Dans ses dernières statistiques, la Dares (le service de statistiques du ministère du Travail) indique qu'en juillet dernier, le nombre de démissions de salariés en CDI avait progressé de 19,4% par rapoort au chiffre de 2019. Même chose pour les ruptures anticipées de CDD qui bondissaient de 25,8% en deux ans. Soit des croissances assez rarement observées en France.

"Au troisième trimestre 2021, quelle que soit la tranche de taille d’établissement, elles dépassent nettement leurs niveaux pré-crise, et ce dynamisme se poursuit en octobre", peut-on lire.

La hausse est toutefois un peu moins marquée pour les établissements de moins de 10 salariés, puisqu’elle atteint 10% en moyenne entre juillet-octobre 2021 comparativement à 2019, contre 17% pour les établissements de plus de 50 salariés et 21% pour ceux de 10 et 49 salariés.

Ce constat a été recoupé par une analyse d'enseignants-chercheurs à l’EM Normandie en gestion des ressources humaines et sociologie du travail.

Des cadres qui s'interrogent

"La France enregistre une croissance record des taux de démissions (+10% et +20% en juin et juillet 2021 par rapport à 2019) et des niveaux encore jamais enregistrés par la Dares: +620 000 démissions et ruptures conventionnelles au 3ème trimestre 2021", peut-on lire.

"On observe l’émergence d’un salariat liquide, à la fois consommateur des organisations et organisant sa carrière en fonction des opportunités perçues, mais prenant également conscience qu’il est consommé en retour par les organisations (89% des démissions seraient liées à un épuisement professionnel et un manque de soutien managérial d’après Cengage Group, Nov. 2021)", commentent les auteurs.

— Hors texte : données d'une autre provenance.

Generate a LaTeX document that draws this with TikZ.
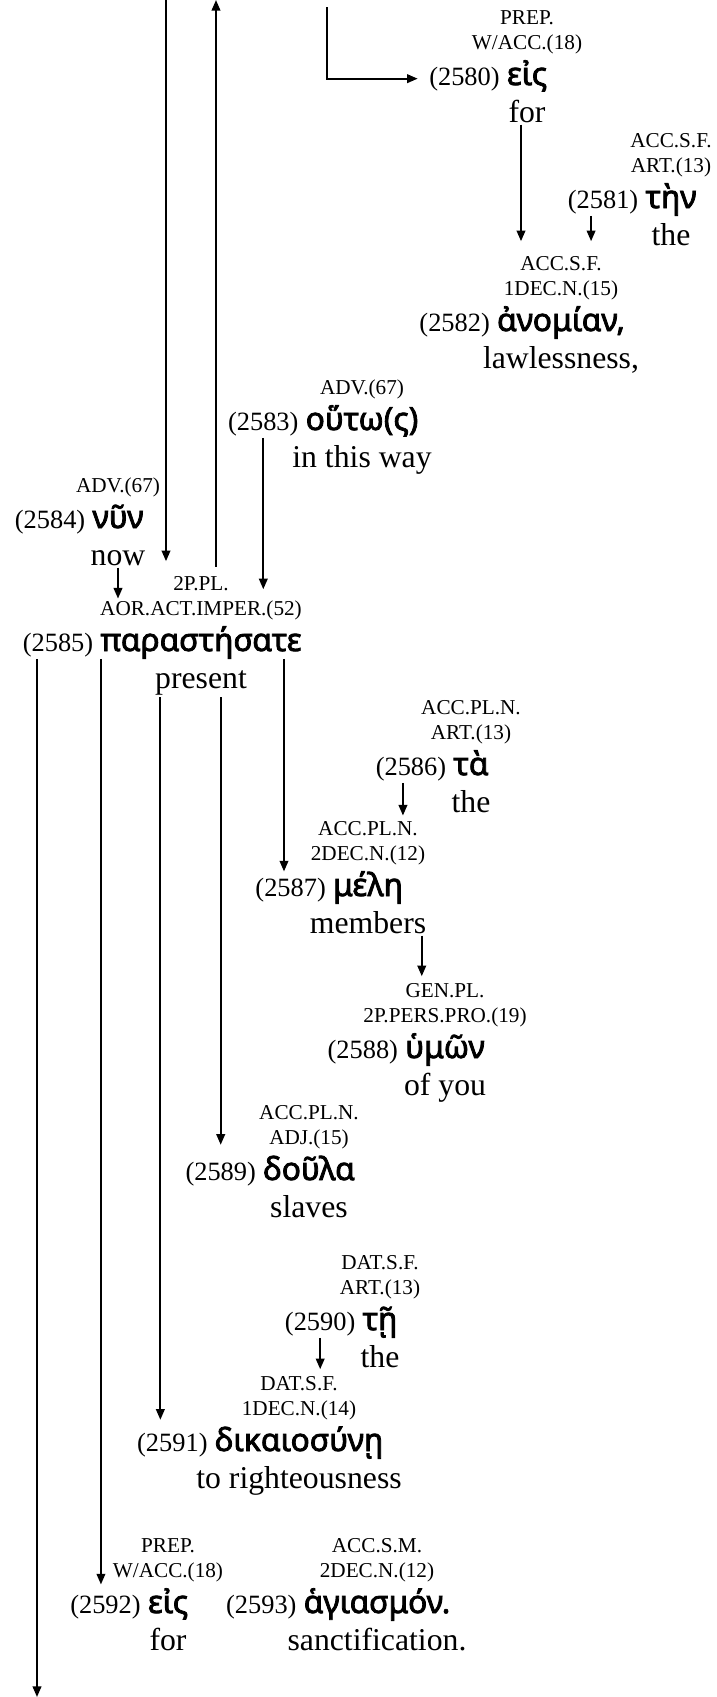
\documentclass[tikz,border=0pt]{standalone}
\usepackage{fontspec}
\setmainfont{Liberation Serif}
\newfontfamily\grkfont{Noto Sans}[FakeBold=2.5]
\usetikzlibrary{positioning,arrows.meta}

\begin{document}
\begin{tikzpicture}[x=0.75pt,y=-0.75pt,
 link/.style={-{Triangle[length=8pt,width=6.5pt]},line width=1.4pt},
 wgreek/.style={font=\grkfont\fontsize{23.8}{28}\selectfont,inner sep=1.5pt,anchor=base},
 wnum/.style={font=\fontsize{19.8}{24}\selectfont,inner sep=1.5pt},
 wparse/.style={font=\fontsize{15.9}{18.75}\selectfont,align=center,inner sep=1.5pt},
 wgloss/.style={font=\fontsize{23.8}{28}\selectfont,inner sep=1.5pt}]

\useasboundingbox (0,0) rectangle (717,1697);

% words: greek, number, parsing, gloss
\node[wgreek] (g80) at (527,85) {εἰς};
\node[wnum,base left=2pt of g80] (n80) {(2580)};
\node[wparse,above=21.3pt of g80.base] (p80) {PREP.\\W/ACC.(18)};
\node[wgloss,below=27.75pt of g80.base,anchor=base] (t80) {for};

\node[wgreek] (g81) at (671,208) {τὴν};
\node[wnum,base left=2pt of g81] (n81) {(2581)};
\node[wparse,above=21.3pt of g81.base] (p81) {ACC.S.F.\\ART.(13)};
\node[wgloss,below=27.75pt of g81.base,anchor=base] (t81) {the};

\node[wgreek] (g82) at (561,331) {ἀνομίαν,};
\node[wnum,base left=2pt of g82] (n82) {(2582)};
\node[wparse,above=21.3pt of g82.base] (p82) {ACC.S.F.\\1DEC.N.(15)};
\node[wgloss,below=27.75pt of g82.base,anchor=base] (t82) {lawlessness,};

\node[wgreek] (g83) at (362,430) {οὕτω(ς)};
\node[wnum,base left=2pt of g83] (n83) {(2583)};
\node[wparse,above=21.3pt of g83.base] (p83) {ADV.(67)};
\node[wgloss,below=27.75pt of g83.base,anchor=base] (t83) {in this way};

\node[wgreek] (g84) at (118,528) {νῦν};
\node[wnum,base left=2pt of g84] (n84) {(2584)};
\node[wparse,above=21.3pt of g84.base] (p84) {ADV.(67)};
\node[wgloss,below=27.75pt of g84.base,anchor=base] (t84) {now};

\node[wgreek] (g85) at (201,651) {παραστήσατε};
\node[wnum,base left=2pt of g85] (n85) {(2585)};
\node[wparse,above=21.3pt of g85.base] (p85) {2P.PL.\\AOR.ACT.IMPER.(52)};
\node[wgloss,below=27.75pt of g85.base,anchor=base] (t85) {present};

\node[wgreek] (g86) at (471,775) {τὰ};
\node[wnum,base left=2pt of g86] (n86) {(2586)};
\node[wparse,above=21.3pt of g86.base] (p86) {ACC.PL.N.\\ART.(13)};
\node[wgloss,below=27.75pt of g86.base,anchor=base] (t86) {the};

\node[wgreek] (g87) at (368,896) {μέλη};
\node[wnum,base left=2pt of g87] (n87) {(2587)};
\node[wparse,above=21.3pt of g87.base] (p87) {ACC.PL.N.\\2DEC.N.(12)};
\node[wgloss,below=27.75pt of g87.base,anchor=base] (t87) {members};

\node[wgreek] (g88) at (445,1058) {ὑμῶν};
\node[wnum,base left=2pt of g88] (n88) {(2588)};
\node[wparse,above=21.3pt of g88.base] (p88) {GEN.PL.\\2P.PERS.PRO.(19)};
\node[wgloss,below=27.75pt of g88.base,anchor=base] (t88) {of you};

\node[wgreek] (g89) at (309,1180) {δοῦλα};
\node[wnum,base left=2pt of g89] (n89) {(2589)};
\node[wparse,above=21.3pt of g89.base] (p89) {ACC.PL.N.\\ADJ.(15)};
\node[wgloss,below=27.75pt of g89.base,anchor=base] (t89) {slaves};

\node[wgreek] (g90) at (380,1330) {τῇ};
\node[wnum,base left=2pt of g90] (n90) {(2590)};
\node[wparse,above=21.3pt of g90.base] (p90) {DAT.S.F.\\ART.(13)};
\node[wgloss,below=27.75pt of g90.base,anchor=base] (t90) {the};

\node[wgreek] (g91) at (299,1451) {δικαιοσύνῃ};
\node[wnum,base left=2pt of g91] (n91) {(2591)};
\node[wparse,above=21.3pt of g91.base] (p91) {DAT.S.F.\\1DEC.N.(14)};
\node[wgloss,below=27.75pt of g91.base,anchor=base] (t91) {to righteousness};

\node[wgreek] (g92) at (168,1613) {εἰς};
\node[wnum,base left=2pt of g92] (n92) {(2592)};
\node[wparse,above=21.3pt of g92.base] (p92) {PREP.\\W/ACC.(18)};
\node[wgloss,below=27.75pt of g92.base,anchor=base] (t92) {for};

\node[wgreek] (g93) at (377,1613) {ἁγιασμόν.};
\node[wnum,base left=2pt of g93] (n93) {(2593)};
\node[wparse,above=21.3pt of g93.base] (p93) {ACC.S.M.\\2DEC.N.(12)};
\node[wgloss,below=27.75pt of g93.base,anchor=base] (t93) {sanctification.};

% loose ends at the page border
\coordinate (inA) at (166,0);
\coordinate (outB) at (216,0);
\coordinate (inC) at (327,7);
\coordinate (outD) at (37,1697);

\draw[link,shorten >=10pt] (inA) -- (inA |- p85.north);
\draw[link,shorten <=6pt] (outB |- p85.north) -- (outB);
\draw[link,shorten >=7pt] (inC) |- (n80);
\draw[link,shorten >=10pt] ([xshift=-4.5pt]t80.south) -- ([xshift=-4.5pt]t80.south |- p82.north);
\draw[link,shorten >=10pt] ([xshift=-9pt]n81.south) -- ([xshift=-9pt]n81.south |- p82.north);
\draw[link,shorten >=7pt] (n83.south) -- (n83.south |- p85.center);
\draw[link] (t84.south) -- (t84.south |- p85.center);

\draw[link] (outD |- n85.south) -- (outD);
\draw[link,shorten >=6pt] ([xshift=-3.4pt]n92.north |- n85.south) -- ([xshift=-3.4pt]n92.north);
\draw[link,shorten >=3pt] ([xshift=-5pt]n87.north |- n85.south) -- ([xshift=-5pt]n87.north);
\draw[link,shorten >=8pt] ([xshift=-9pt]n91.north |- t85.south) -- ([xshift=-9pt]n91.north);
\draw[link,shorten >=11pt] (n89.north |- t85.south) -- (n89.north);

\draw[link,shorten >=3pt] ([xshift=-6pt]n86.south) -- ([xshift=-6pt]n86.south |- p87.north);
\draw[link,shorten >=4pt] ([xshift=-5pt]t87.south east) -- ([xshift=-5pt]t87.south east |- p88.north);
\draw[link,shorten >=4pt] (n90.south) -- (n90.south |- p91.north);
\end{tikzpicture}
\end{document}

Quelles sont les catégories les plus concernées? Difficile à dire. Les secteurs connus pour leurs salaires bas et des conditions de travail difficiles comme l'hôtellerie-restauration connaissent d'importantes hémorragies.

Chez les cadres, l'envie d'aller voir ailleurs semble au contraire moins forte. Dans son dernier baromètre sur l'état d'esprit des cadres, Cadremploi a relevé que 86% des interrogés sont satisfaits de leur situation professionnelle.

Et ne veulent pas bouger: 3% seulement sont en recherche d'active d'un autre poste. En 2019, ce chiffre était situé à 9%.

Augmenter les salaires ne suffira pas

Reste que 90% des cadres souhaitent télétravailler, alors que la moitié seulement des entreprises ont mis en place une politique concernant ce travail à distance. Ce qui pourrait constituer un argument au départ.

Par ailleurs, quand 94% des cadres espèrent obtenir une augmentation de 4% en moyenne cette année compte tenu des efforts fournis, 60% des employeurs sont prêts à faire un geste, mais de seulement 1,5% en moyenne. Comment une entreprise peut-elle réagir face à cette grande démission?

"Les organisations ne peuvent pas se contenter d’augmenter les salaires ou de renforcer leur marque employeur. Cela ne ferait que renforcer le consumérisme des salariés. Le véritable défi est de repenser les modèles managériaux en donnant plus de temps et d’autonomie aux collaborateurs pour permettre des relations humaines plus authentiques au travail", analysent les chercheurs d'EM Normandie.

La question est désormais de savoir si la guerre en Ukraine et les incertitudes qu'elle engendre ne va pas poser un lourd couvercle sur ces aspirations au changement en France comme ailleurs.